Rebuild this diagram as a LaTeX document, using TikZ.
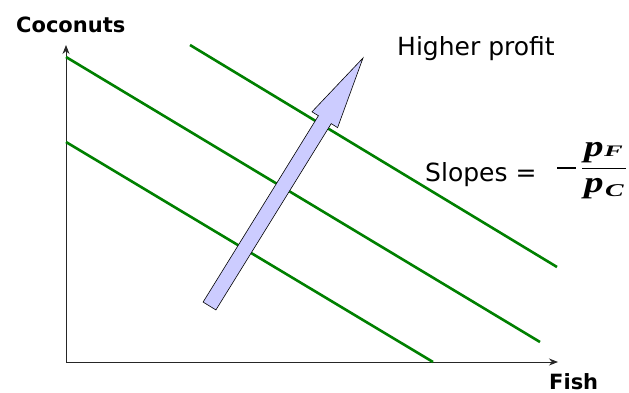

|---|

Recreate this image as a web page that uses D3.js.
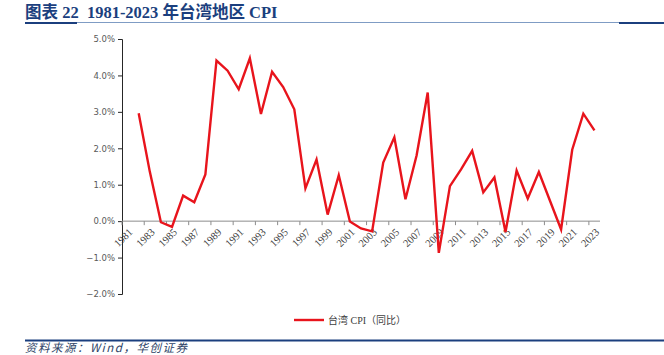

|---|

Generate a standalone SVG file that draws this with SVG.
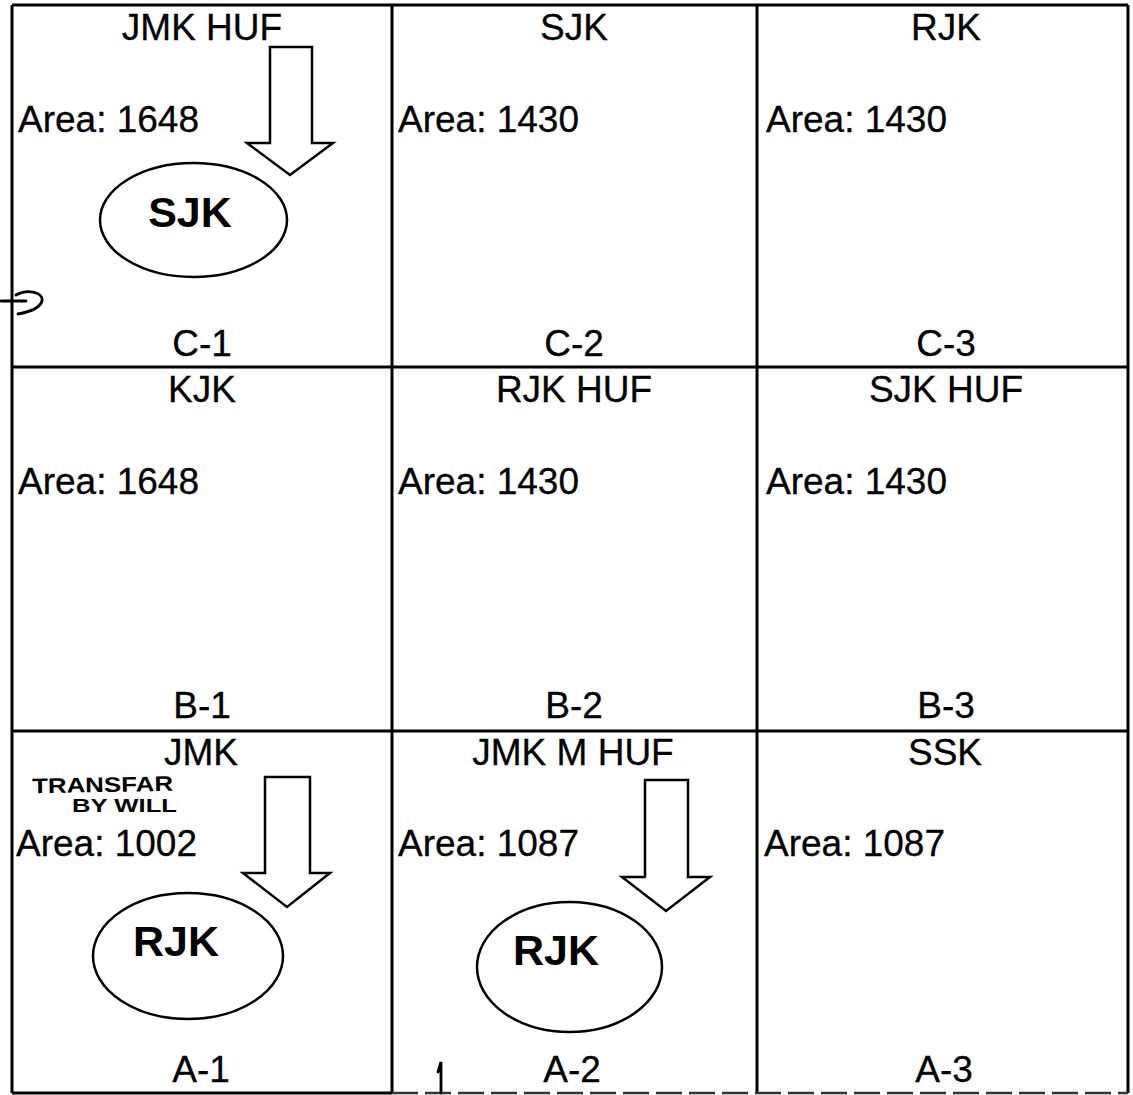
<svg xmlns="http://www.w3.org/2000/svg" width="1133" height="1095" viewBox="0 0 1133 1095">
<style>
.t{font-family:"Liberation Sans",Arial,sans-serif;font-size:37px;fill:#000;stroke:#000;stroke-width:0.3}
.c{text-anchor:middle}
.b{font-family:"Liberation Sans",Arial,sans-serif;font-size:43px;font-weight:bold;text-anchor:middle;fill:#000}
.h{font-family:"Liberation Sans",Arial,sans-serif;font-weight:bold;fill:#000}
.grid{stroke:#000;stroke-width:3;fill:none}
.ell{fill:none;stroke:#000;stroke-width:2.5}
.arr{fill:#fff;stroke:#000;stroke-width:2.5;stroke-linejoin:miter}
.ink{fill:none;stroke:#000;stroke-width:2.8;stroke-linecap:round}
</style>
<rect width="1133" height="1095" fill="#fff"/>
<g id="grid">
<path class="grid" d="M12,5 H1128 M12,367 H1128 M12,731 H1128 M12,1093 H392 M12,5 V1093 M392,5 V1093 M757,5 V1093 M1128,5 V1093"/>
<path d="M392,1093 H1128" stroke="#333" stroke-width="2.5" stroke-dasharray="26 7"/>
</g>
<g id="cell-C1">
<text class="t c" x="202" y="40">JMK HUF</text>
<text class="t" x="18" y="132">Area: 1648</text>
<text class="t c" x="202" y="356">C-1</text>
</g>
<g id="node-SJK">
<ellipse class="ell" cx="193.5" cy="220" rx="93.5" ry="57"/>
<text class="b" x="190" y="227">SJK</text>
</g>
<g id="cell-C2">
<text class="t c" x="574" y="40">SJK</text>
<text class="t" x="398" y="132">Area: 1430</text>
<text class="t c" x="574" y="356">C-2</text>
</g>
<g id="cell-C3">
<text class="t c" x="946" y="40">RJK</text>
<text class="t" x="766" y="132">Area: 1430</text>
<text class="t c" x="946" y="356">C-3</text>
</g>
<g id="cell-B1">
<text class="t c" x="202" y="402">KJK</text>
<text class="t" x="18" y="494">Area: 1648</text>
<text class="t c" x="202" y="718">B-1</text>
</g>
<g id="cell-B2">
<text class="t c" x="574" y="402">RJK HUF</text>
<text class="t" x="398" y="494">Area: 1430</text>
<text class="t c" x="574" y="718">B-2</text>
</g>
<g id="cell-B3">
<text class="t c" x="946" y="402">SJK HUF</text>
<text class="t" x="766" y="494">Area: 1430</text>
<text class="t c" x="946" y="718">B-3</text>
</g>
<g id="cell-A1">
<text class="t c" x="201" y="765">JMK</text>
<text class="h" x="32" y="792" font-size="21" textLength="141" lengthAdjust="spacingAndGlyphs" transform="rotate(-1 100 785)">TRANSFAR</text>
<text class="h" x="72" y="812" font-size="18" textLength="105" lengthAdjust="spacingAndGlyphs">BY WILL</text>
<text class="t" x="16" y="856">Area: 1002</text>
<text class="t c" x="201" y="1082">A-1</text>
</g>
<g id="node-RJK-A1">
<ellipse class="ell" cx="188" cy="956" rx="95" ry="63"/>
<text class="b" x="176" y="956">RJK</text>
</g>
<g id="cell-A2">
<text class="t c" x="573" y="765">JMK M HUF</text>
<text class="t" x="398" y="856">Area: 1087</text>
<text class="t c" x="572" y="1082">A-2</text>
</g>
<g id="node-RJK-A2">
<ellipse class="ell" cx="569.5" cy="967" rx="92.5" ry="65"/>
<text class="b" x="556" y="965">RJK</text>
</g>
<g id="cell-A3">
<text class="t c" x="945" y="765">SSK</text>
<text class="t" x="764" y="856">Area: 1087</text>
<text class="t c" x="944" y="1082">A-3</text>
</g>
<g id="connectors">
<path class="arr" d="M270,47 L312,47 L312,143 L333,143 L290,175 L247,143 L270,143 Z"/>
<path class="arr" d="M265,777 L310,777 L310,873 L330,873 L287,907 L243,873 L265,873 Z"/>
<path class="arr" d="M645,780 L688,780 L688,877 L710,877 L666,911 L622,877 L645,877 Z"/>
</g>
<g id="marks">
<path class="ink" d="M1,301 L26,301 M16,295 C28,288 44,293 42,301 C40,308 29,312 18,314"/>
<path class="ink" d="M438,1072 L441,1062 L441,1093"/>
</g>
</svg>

|---|

■ Set problem:
Look through the material above. Copy each line where the word "that" appears.

■ Answer to this problem:
Recreate this image as a web page that uses D3.js.
Generate a standalone SVG file that draws this with SVG.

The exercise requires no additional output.